Figure scripts
+===+

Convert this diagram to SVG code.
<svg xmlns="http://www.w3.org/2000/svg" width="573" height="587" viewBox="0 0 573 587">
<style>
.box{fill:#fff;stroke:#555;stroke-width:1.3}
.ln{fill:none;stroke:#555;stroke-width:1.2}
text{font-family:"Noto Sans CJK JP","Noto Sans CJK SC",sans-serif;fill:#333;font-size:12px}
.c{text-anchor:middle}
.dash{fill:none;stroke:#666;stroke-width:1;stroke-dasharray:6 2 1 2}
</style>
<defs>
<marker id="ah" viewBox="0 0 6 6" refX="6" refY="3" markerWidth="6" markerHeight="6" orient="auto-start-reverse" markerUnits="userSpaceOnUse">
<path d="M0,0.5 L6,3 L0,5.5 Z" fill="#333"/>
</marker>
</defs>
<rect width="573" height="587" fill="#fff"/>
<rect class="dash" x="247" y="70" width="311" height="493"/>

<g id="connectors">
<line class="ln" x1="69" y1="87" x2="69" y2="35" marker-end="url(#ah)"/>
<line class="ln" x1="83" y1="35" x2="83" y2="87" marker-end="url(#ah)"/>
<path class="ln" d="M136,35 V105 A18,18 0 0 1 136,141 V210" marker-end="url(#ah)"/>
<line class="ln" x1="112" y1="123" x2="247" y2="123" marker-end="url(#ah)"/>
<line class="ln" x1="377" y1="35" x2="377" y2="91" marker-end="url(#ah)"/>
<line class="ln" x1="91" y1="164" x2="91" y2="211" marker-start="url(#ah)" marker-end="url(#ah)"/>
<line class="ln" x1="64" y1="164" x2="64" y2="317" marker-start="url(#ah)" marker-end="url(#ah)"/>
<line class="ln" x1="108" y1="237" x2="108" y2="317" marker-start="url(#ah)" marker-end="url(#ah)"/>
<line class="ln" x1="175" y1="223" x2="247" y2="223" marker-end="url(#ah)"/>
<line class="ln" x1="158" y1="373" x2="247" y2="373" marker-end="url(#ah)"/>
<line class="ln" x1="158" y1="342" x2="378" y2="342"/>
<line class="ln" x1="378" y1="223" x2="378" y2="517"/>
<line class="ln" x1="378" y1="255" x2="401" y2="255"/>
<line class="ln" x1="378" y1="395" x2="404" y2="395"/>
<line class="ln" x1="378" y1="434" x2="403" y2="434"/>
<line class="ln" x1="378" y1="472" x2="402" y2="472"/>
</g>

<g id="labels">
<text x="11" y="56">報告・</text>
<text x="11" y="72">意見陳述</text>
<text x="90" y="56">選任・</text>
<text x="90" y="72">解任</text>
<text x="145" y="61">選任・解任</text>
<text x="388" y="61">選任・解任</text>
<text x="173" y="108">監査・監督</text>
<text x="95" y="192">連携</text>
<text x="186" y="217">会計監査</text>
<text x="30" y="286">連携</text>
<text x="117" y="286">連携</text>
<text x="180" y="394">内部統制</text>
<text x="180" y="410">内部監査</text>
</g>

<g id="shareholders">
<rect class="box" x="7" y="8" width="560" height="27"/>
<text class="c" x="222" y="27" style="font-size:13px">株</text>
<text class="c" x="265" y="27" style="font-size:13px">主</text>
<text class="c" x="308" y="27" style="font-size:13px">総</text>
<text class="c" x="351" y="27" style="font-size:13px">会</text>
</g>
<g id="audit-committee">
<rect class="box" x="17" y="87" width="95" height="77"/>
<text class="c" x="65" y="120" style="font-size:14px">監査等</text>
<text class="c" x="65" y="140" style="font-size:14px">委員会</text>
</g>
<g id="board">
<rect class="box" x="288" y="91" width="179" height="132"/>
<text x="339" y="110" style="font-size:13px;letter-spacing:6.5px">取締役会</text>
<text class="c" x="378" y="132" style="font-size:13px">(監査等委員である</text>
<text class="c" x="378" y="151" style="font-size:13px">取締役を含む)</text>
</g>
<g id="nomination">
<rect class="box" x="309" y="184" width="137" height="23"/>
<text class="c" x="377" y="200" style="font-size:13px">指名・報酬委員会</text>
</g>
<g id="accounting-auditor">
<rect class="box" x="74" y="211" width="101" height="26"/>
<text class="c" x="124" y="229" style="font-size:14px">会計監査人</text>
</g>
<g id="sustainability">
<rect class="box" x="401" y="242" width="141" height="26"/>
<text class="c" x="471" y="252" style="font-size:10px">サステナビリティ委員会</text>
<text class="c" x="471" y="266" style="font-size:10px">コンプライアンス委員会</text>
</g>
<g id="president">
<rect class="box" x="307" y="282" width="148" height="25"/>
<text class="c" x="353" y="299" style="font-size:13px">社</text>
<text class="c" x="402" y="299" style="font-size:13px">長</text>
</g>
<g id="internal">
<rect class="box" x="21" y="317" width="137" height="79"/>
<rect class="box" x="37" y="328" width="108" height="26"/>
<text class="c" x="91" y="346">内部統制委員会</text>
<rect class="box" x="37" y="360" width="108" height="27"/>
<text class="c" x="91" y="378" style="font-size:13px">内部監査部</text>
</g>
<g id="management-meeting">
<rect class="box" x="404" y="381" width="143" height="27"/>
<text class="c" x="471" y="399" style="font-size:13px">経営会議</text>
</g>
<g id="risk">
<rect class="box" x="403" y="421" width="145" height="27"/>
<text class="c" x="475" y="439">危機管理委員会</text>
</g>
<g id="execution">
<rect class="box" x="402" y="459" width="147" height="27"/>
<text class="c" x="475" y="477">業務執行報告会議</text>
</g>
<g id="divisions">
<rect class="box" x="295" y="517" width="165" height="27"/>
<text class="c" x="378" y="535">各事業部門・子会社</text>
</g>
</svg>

+===+

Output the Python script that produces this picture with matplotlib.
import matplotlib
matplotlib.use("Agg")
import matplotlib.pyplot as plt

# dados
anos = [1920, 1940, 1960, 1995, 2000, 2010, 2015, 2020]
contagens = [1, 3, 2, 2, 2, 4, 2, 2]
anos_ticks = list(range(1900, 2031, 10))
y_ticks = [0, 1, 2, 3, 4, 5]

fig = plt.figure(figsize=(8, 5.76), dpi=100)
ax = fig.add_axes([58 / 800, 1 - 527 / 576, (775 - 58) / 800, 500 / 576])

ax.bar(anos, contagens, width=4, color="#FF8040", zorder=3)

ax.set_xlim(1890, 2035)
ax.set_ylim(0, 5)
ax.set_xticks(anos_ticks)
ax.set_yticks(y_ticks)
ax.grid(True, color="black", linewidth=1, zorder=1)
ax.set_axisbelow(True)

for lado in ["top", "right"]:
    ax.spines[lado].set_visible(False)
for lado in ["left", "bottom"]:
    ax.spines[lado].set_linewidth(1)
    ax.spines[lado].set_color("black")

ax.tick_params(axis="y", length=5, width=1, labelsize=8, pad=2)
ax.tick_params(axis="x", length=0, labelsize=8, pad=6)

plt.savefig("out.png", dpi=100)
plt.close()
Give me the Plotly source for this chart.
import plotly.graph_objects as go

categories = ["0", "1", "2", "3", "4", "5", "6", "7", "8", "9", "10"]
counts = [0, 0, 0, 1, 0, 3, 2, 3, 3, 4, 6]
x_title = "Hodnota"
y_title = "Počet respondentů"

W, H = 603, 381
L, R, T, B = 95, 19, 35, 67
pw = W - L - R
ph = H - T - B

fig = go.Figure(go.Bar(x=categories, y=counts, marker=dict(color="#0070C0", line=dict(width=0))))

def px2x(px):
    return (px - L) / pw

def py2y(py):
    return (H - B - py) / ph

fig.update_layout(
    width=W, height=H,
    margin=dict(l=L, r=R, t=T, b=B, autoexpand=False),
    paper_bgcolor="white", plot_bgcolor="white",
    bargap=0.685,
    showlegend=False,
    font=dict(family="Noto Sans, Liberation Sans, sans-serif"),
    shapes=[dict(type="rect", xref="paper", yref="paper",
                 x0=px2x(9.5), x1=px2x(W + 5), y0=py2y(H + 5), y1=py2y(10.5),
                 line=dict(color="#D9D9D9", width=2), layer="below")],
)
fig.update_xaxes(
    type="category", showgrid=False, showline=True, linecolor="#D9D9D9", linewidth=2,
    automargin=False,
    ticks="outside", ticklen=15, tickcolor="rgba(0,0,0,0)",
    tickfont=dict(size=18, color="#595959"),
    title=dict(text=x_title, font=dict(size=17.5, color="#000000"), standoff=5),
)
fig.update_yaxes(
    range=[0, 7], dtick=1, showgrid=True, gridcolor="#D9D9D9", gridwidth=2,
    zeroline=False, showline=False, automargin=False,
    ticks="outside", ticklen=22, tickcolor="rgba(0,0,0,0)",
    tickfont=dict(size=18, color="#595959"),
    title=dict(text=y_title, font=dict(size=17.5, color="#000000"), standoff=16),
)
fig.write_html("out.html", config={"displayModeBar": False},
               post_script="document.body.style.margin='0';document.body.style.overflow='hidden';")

+===+

### Task requirements
Extract verbatim only those lines that run from the line with "Give me the Plotly source for this chart." to the line with "return (H - B - py) / ph", inclusive.

### Exercise answer
Give me the Plotly source for this chart.
import plotly.graph_objects as go

categories = ["0", "1", "2", "3", "4", "5", "6", "7", "8", "9", "10"]
counts = [0, 0, 0, 1, 0, 3, 2, 3, 3, 4, 6]
x_title = "Hodnota"
y_title = "Počet respondentů"

W, H = 603, 381
L, R, T, B = 95, 19, 35, 67
pw = W - L - R
ph = H - T - B

fig = go.Figure(go.Bar(x=categories, y=counts, marker=dict(color="#0070C0", line=dict(width=0))))

def px2x(px):
    return (px - L) / pw

def py2y(py):
    return (H - B - py) / ph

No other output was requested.